When a police officer who works with homeless people rolls out of the drive-through, Jaz questions her about rumors she's heard that shelters would not be adding extra cots for overflow this winter. The officer assures her the city is finalizing plans.
"They're still working on funding," the cop says.
Jaz nods but does not seem convinced. She returns her attention to panhandling as the officer drives on. Around 9 a.m., a sympathetic drive-through customer hands over a few singles. That brings Jaz's holdings to $8, which is enough. She slides her backpack over her shoulders, re-wraps the comforter around her and heads south into the heart of the city.

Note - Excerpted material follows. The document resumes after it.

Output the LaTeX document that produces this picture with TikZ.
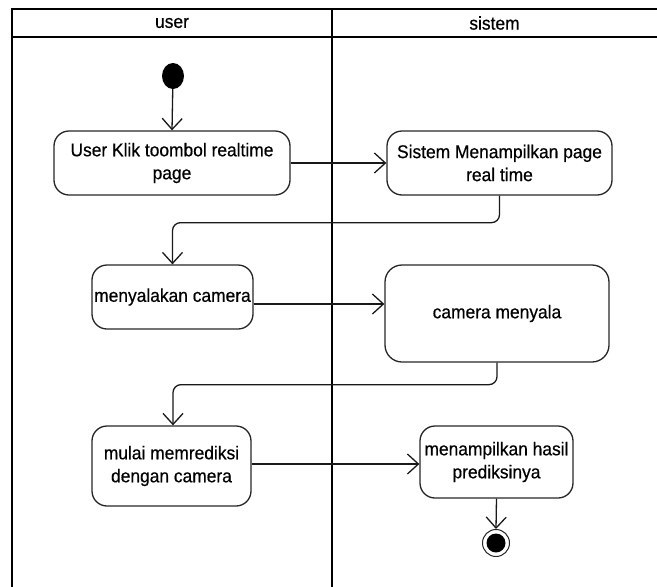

Jaz moved in late 2016 or early 2017 to St. Louis with her then-boyfriend, a 43-year-old ex-con who goes by Courvoisier.
She says she had known him since she was young. She grew up in a big, blended family in the small working-class towns north of Milwaukee. She says she knew in elementary school that she identified as a girl and did not realize others would find it strange until she was bullied by classmates. Never one to back down, in high school she posted selfies on Facebook with her makeup and hair done, mugging for the camera as she documented "transformation Wednesdays."
She says she spent large blocks of her teen years in and out of foster homes after quarreling with her mother and stepfather. She dropped out of high school after the eleventh grade. In her telling, she ended up homeless in the Milwaukee area after a cousin learned of her gender transition and put her out.
It was some bad advice that brought her to St. Louis.
Courvoisier had previously been shot and called a social services hotline in hopes of applying for disability benefits, Jaz says. The staffer suggested Missouri might be an easier place to get approved.
That did not turn out to be true.
"I thought as my life went on it was going to get better," Jaz says. "Hell, nah."
Two years after they arrived, she and Courvoisier are both on the streets, often split up and fighting, hustling whatever money they can. In late October, she says their on-again, off-again relationship is currently off because he is erratic and abusive.
"We talk about getting back together, but he's still doing the same stupid shit," she says. She later describes a recent run-in at one of the parks near City Hall: "He attacked me yesterday in this park with a stick. He cracked me in the back of my leg, and he tried to hit me in the back of my head." (By November, they had reconciled, she says.)
As she walks south on Tucker, she stops to chat — with a security guard minding the St. Louis Post-Dispatch's parking lot, with a young man in a torn hoodie scanning trash cans for anything useful, with a woman on her way to work.
"Girl, it is too cold out for that skirt," Jaz hollers.
"I don't give a fuck," the woman says, laughing as she slows down to give her a quick hug.
Jaz shouts across intersections to others who, like her, carry backpacks and blankets as they canvass the same sidewalks and parks every three or four hours. It can feel like everyone in the neighborhood is carrying on one long, rambling conversation, all but invisible to the attorneys and public employees hustling with diverted eyes to the nearby courthouses or government buildings.
There is comfort in the familiarity but also a sense of being penned in. When things go bad, it seems inescapable.